• Author: Prabhu Swaminathan
  • Paperback: 184 pages
  • Publisher: Notion Press; 1 edition (7 November 2014)
  • Language: English

We are a nation of misfits where engineering is the most hyped career option. Right? Just the last week I started reading this book and I didn’t realize when the time passed by. I was so much into the book that within two sittings, I was done with it. I presumed it to be a fictional work while it turned out to be another valuable chapter of my #nonfiction2020 challenge.

Wasted in Engineering by Prabhu Swaminathan is an interesting commentary on the education system of India with a focus on engineering. Through his personal experiences and thoughts, the author guides us in the maze of education in India. In our country, students are divided into categories on the basis of their marks, career options for them are chose basis their 10th grade performance. It is amusing to note that how a student not great at writing exams in India is kept away from his/ her desirable subject stream. On the other hand, if a student manages to score well, he is mindlessly pushed towards taking up science. Basically, only two career options seem to be respectable in society — engineering and medicine. There exists a brutal caste system in terms of subjects and arts and commerce is mostly frowned upon.

In this book, the author makes an honest attempt in literally opening our eyes to why we go ahead with studying engineering and how can we possibly bring ourselves out of the rut. The book comprises small distinct chapters to address several aspects of engineering education. The narrative does talk about the flaws in engineering education which is more about morals and internals rather than practical skills. Then the book goes on to explain how can one still rectify this blunder of studying and take stand for pursuing higher education in the desired stream.

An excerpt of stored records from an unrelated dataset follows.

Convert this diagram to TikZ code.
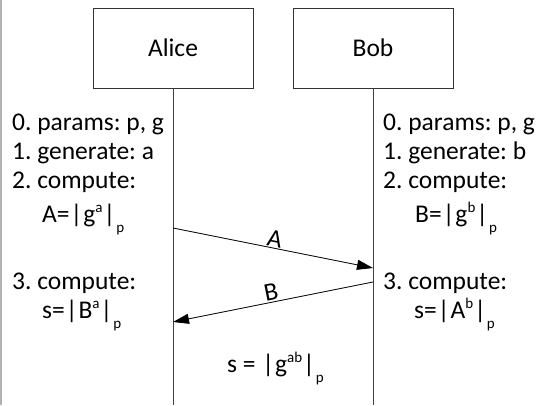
\documentclass[tikz,border=0pt]{standalone}
\usepackage{fontspec}
\setmainfont{Carlito}
\usetikzlibrary{arrows.meta}
\newcommand{\supx}[1]{\raisebox{0.36em}{\fontsize{15}{15}\selectfont #1}}
\newcommand{\subx}[1]{\raisebox{-0.42em}{\fontsize{15}{15}\selectfont #1}}
\newcommand{\barx}{\kern1pt|\kern1pt}
\begin{document}
\frenchspacing
\begin{tikzpicture}[x=1pt,y=-1pt,
  every node/.style={font=\fontsize{25.5}{30}\selectfont},
  actor/.style={draw=black!80, line width=0.9pt, minimum width=160pt, minimum height=80pt, inner sep=0pt},
  life/.style={draw=black!75, line width=0.9pt},
  txt/.style={anchor=base west, inner sep=0pt},
  msg/.style={draw=black, line width=0.8pt, -{Triangle[length=16pt,width=10pt]}},
  lbl/.style={sloped, above, inner sep=1pt}]
\useasboundingbox (0,0) rectangle (539,405);
\draw[black!30, line width=1.5pt] (0.75,0) -- (0.75,405);
% actors
\node[actor] (alice) at (173,48) {Alice};
\node[actor] (bob) at (373,48) {Bob};
\coordinate (aend) at (173,405);
\coordinate (bend) at (373,405);
\draw[life] (alice.south) -- (aend);
\draw[life] (bob.south) -- (bend);
% Alice text
\node[txt] (a0) at (12,130) {0. params: p, g};
\node[txt] (a1) at (12,159) {1. generate: a};
\node[txt] (a2) at (12,188) {2. compute:};
\node[txt] (a2f) at (42,222) {A=\barx g\supx{a}\barx\subx{p}};
\node[txt] (a3) at (12,289) {3. compute:};
\node[txt] (a3f) at (42,318) {s=\barx B\supx{a}\barx\subx{p}};
% Bob text
\node[txt] (b0) at (383,130) {0. params: p, g};
\node[txt] (b1) at (383,159) {1. generate: b};
\node[txt] (b2) at (383,188) {2. compute:};
\node[txt] (b2f) at (415,222) {B=\barx g\supx{b}\barx\subx{p}};
\node[txt] (b3) at (383,289) {3. compute:};
\node[txt] (b3f) at (414,318) {s=\barx A\supx{b}\barx\subx{p}};
% shared
\node[txt] (s) at (227,372) {s = \barx g\supx{ab}\barx\subx{p}};
% messages
\coordinate (pa1) at (173,228);
\coordinate (pb1) at (373,268);
\coordinate (pb2) at (373,282);
\coordinate (pa2) at (173,322);
\draw[msg] (pa1) -- node[lbl] (la) {A} (pb1);
\draw[msg] (pb2) -- node[lbl] (lb) {B} (pa2);
\end{tikzpicture}
\end{document}
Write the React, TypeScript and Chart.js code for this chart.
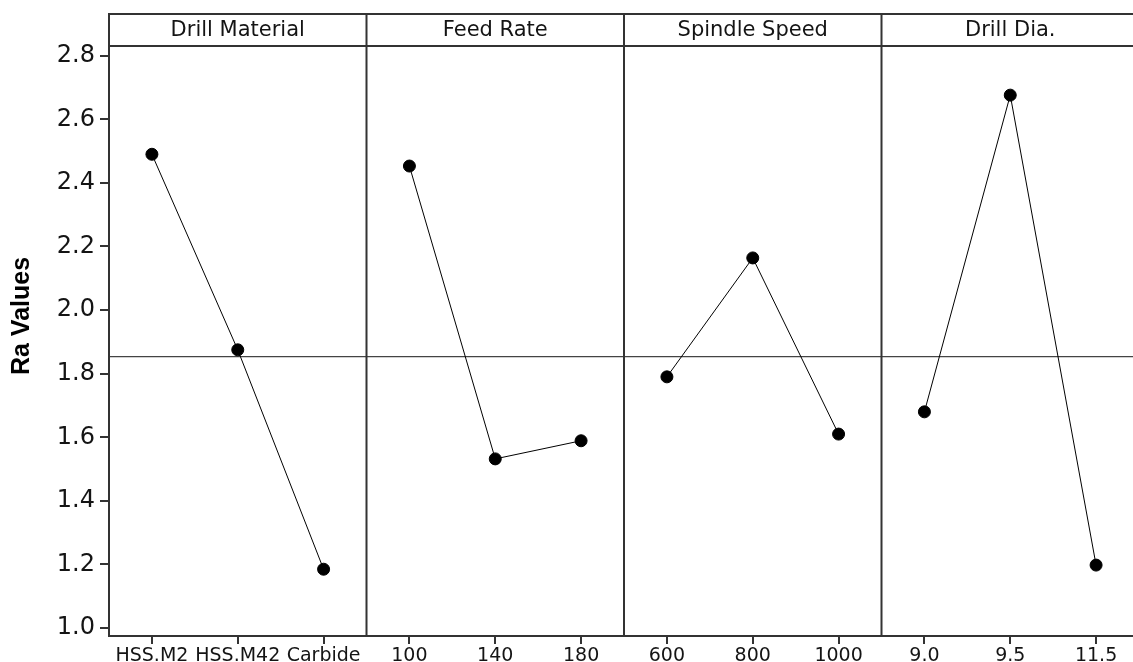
import React, { useEffect, useRef } from "react";
import { Chart, registerables } from "chart.js";

Chart.register(...registerables);

const factorNames = ["Drill Material", "Feed Rate", "Spindle Speed", "Drill Dia."];
const drillMaterialLevels = ["HSS.M2", "HSS.M42", "Carbide"];
const feedRateLevels = ["100", "140", "180"];
const spindleSpeedLevels = ["600", "800", "1000"];
const drillDiaLevels = ["9.0", "9.5", "11.5"];

const drillMaterialMeans = [2.49, 1.875, 1.185];
const feedRateMeans = [2.453, 1.532, 1.589];
const spindleSpeedMeans = [1.79, 2.164, 1.61];
const drillDiaMeans = [1.68, 2.676, 1.198];

const yTickValues = [1.0, 1.2, 1.4, 1.6, 1.8, 2.0, 2.2, 2.4, 2.6, 2.8];
const yMin = 0.975;
const yMax = 2.8305;
const yTitle = "Ra Values";

const levelGroups = [drillMaterialLevels, feedRateLevels, spindleSpeedLevels, drillDiaLevels];
const meanGroups = [drillMaterialMeans, feedRateMeans, spindleSpeedMeans, drillDiaMeans];

const FONT = "'DejaVu Sans', Verdana, sans-serif";
const INK = "#141414";
const FRAME = "#333333";

export default function App() {
  const ref = useRef<HTMLCanvasElement | null>(null);

  useEffect(() => {
    const canvas = ref.current;
    if (!canvas) return;

    const labels = levelGroups.flat();
    const allValues = meanGroups.flat();
    const grandMean = allValues.reduce((a, b) => a + b, 0) / allValues.length;

    const datasets = levelGroups.map((levels, g) => ({
      label: factorNames[g],
      data: levels.map((lv, i) => ({ x: lv, y: meanGroups[g][i] })),
      borderColor: "#000",
      borderWidth: 1,
      backgroundColor: "#000",
      pointBackgroundColor: "#000",
      pointBorderColor: "#000",
      pointRadius: 6,
      pointHoverRadius: 6,
      tension: 0,
      fill: false,
    }));

    const panelPlugin = {
      id: "panels",
      beforeDatasetsDraw(chart: any) {
        const { ctx, chartArea } = chart;
        const y = chart.scales.y.getPixelForValue(grandMean);
        ctx.save();
        ctx.strokeStyle = "#444";
        ctx.lineWidth = 1.2;
        ctx.beginPath();
        ctx.moveTo(chartArea.left, y);
        ctx.lineTo(chartArea.right, y);
        ctx.stroke();
        ctx.restore();
      },
      afterDraw(chart: any) {
        const { ctx, chartArea } = chart;
        const xs = chart.scales.x;
        const headerTop = 14;
        const top = chartArea.top;
        const bottom = chartArea.bottom;
        const bounds: number[] = [chartArea.left];
        let idx = 0;
        levelGroups.forEach((levels, g) => {
          idx += levels.length;
          if (g < levelGroups.length - 1) {
            bounds.push((xs.getPixelForValue(idx - 1) + xs.getPixelForValue(idx)) / 2);
          }
        });
        bounds.push(chartArea.right);

        ctx.save();
        ctx.strokeStyle = FRAME;
        ctx.lineWidth = 2;
        ctx.beginPath();
        ctx.moveTo(chartArea.left, headerTop);
        ctx.lineTo(chartArea.right + 20, headerTop);
        ctx.moveTo(chartArea.left, top);
        ctx.lineTo(chartArea.right + 20, top);
        ctx.stroke();
        ctx.beginPath();
        bounds.slice(0, bounds.length - 1).forEach((bx) => {
          ctx.moveTo(bx, headerTop - 1);
          ctx.lineTo(bx, bottom);
        });
        ctx.stroke();

        ctx.fillStyle = INK;
        ctx.font = `21px ${FONT}`;
        ctx.textAlign = "center";
        ctx.textBaseline = "middle";
        factorNames.forEach((name, g) => {
          const cx = (bounds[g] + bounds[g + 1]) / 2;
          ctx.fillText(name, cx, (headerTop + top) / 2 + 1);
        });

        ctx.font = `bold 25px 'Liberation Sans', Arial, sans-serif`;
        ctx.translate(22, 316);
        ctx.rotate(-Math.PI / 2);
        ctx.fillStyle = "#000";
        ctx.fillText(yTitle, 0, 0);
        ctx.restore();
      },
    };

    const chart = new Chart(canvas, {
      type: "line",
      data: { labels, datasets: datasets as any },
      options: {
        animation: false,
        responsive: false,
        devicePixelRatio: 1,
        layout: { padding: { top: 46, left: 0, right: 3, bottom: 0 } },
        plugins: {
          legend: { display: false },
          tooltip: { enabled: false },
          title: { display: false },
        },
        scales: {
          x: {
            type: "category",
            offset: true,
            grid: {
              display: true,
              drawOnChartArea: false,
              drawTicks: true,
              tickLength: 8,
              color: FRAME,
              lineWidth: 2,
            },
            border: { display: true, color: FRAME, width: 2 },
            ticks: {
              color: INK,
              font: { family: FONT, size: 19 },
              maxRotation: 0,
              autoSkip: false,
              padding: 1,
            },
            afterFit(scale: any) {
              scale.height = 26;
            },
          },
          y: {
            type: "linear",
            min: yMin,
            max: yMax,
            grid: {
              display: true,
              drawOnChartArea: false,
              drawTicks: true,
              tickLength: 9,
              color: FRAME,
              lineWidth: 2,
            },
            border: { display: true, color: FRAME, width: 2 },
            ticks: {
              color: INK,
              font: { family: FONT, size: 24 },
              padding: 5,
              callback: (v: any) => Number(v).toFixed(1),
            },
            afterBuildTicks(scale: any) {
              scale.ticks = yTickValues.map((v) => ({ value: v }));
            },
            afterFit(scale: any) {
              scale.width = 109;
            },
          },
        },
      },
      plugins: [panelPlugin],
    });

    return () => chart.destroy();
  }, []);

  return (
    <div
      style={{
        position: "fixed",
        left: 0,
        top: 0,
        width: 1133,
        height: 662,
        overflow: "hidden",
        background: "#fff",
      }}
    >
      <canvas ref={ref} width={1146} height={662} style={{ display: "block", width: 1146, height: 662 }} />
    </div>
  );
}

The book also throws light on how and why one should utilize the time in hand to figure out what they’re truly passionate about. Towards the book, the author has few words for our parents and the society, in general, to realize that engineering is not the end of the world and that doing what you love is the key to success. With simple writing and facts worth pondering over, the book will definitely be relatable for each student of India, especially for the engineers.

I appreciate the author’s effort in bringing out a crucial topic and discussing it well. This unveils the conventional and utterly stupid scenario of education in India.